It has been generations since a world event enveloped us all in a shared trauma that motivates so many people to volunteer their time, shift career priorities and do their part. The COVID-19 pandemic’s lack of respect for borders and boundaries has also led to innovative and collaborative new partnerships for public health and the Yale community.
One example is the animated motion graphic public service announcement, mRNA Vaccines- How the COVID mRNA vaccines work, addressing COVID-19 vaccination that involved individuals from four Yale professional schools and creative talent from both Colombia and the United States.
The project was started by Colombian entrepreneur Enrique Sánchez-Rivera, who was frustrated by the high volume of misinformation and lack of attention to science over the last four years that created serious problems domestically and abroad. Sánchez-Rivera, who will be attending the Yale School of Management’s Global Executive Leadership program in the fall of 2021, is founder and CEO of Augmented Island Studios, a virtual and augmented reality development studio based in Portland, Oregon. While waiting for the executive leadership program to start, Sánchez-Rivera has already engaged with the Yale community — studying French with doctoral candidate Walid Bouchakour and participating in the Yale Blended Reality group as a speaker.
When the pandemic started, the number of conspiracy theories about the disease increased exponentially, Sánchez-Rivera said. “I have been extremely concerned for those who are at high risk and for communities who are highly vulnerable,” he said. “In addition, my concern grew deeper when I started hearing folks from all socioeconomic backgrounds believing in wild and inaccurate stories and not in science.”
Knowing Yale’s culture of creativity and collaboration, Sánchez-Rivera reached out to the Yale School of Public Health about producing an educational motion-graphic public service announcement about COVID-19.
Yale School of Public Health Lecturer Andrew Heinrich, J.D., M.Phil, quickly agreed to be the scientific and public health advisor for the project and wrote the script. Heinrich is a new faculty member in the Yale School of Public Health’s Department of Health Policy and Management, where he specializes in regulatory affairs, global health and behavioral sciences. He also has deep roots in philanthropy and community development as the founder of Project Rousseau, an educational nonprofit; and through his affiliations with the Haskell Foundation, PARC Adventures Monaco and other ventures. “The research we do at YSPH has a real-world impact, and I have the great privilege of being a part of that translation between research and practice–and back to subsequent research — on a daily basis.”

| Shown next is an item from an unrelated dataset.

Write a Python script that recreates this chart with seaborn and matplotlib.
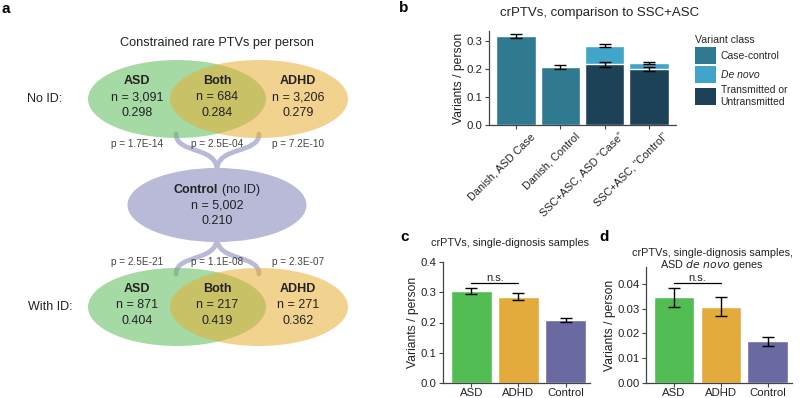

Drama school student joins the team
Stan Mathabane is a theater sound designer studying in the Yale Drama School and CEO of SunSon Records. Adapting to physical distancing, he became increasingly involved in extended reality (XR) design of 3D sound. Through an online networking channel at Yale that brings together people working in blended reality, Mathabane met Sánchez-Rivera who recognized the synergy of his work with the augmented reality work being produced by his company. Mathabane wrote and recorded the background music for the vaccine video.
Global impact requires language experts
A native of Colombia, Sánchez-Rivera is acutely aware of the international need for accurate and accessible information on COVID vaccines. Aiming for a video that could be shared in every corner of the world, he currently has versions in English, Spanish, French and Arabic. Through closed-captioning, other translations are possible in the future.
Walid Bouchakour, a third-year Ph.D. candidate in the Yale Department of French, helped with the French and Arabic translations, and Craig Osterbrock, also a Ph.D. student, helped with the Spanish version.
Born and raised in Algiers, Bouchakour worked as a journalist before coming to study at Yale. He, too, is deeply concerned about the misinformation, disinformation and conspiracy theories circulating online about the COVID vaccine, not only in the U.S., but also in France, Africa and the Arab world.
“Something has to be done to fight back this wave of misinformation. And this project was the perfect occasion for me to do my part,” says Bouchakour. “I think that a short, animated video with a simple and clear message is the perfect format. Most of the time, you have either a very good, long and complex science-based article or short, impactful videos spreading misinformation. So why not create a short, impactful video to spread factual scientific information?”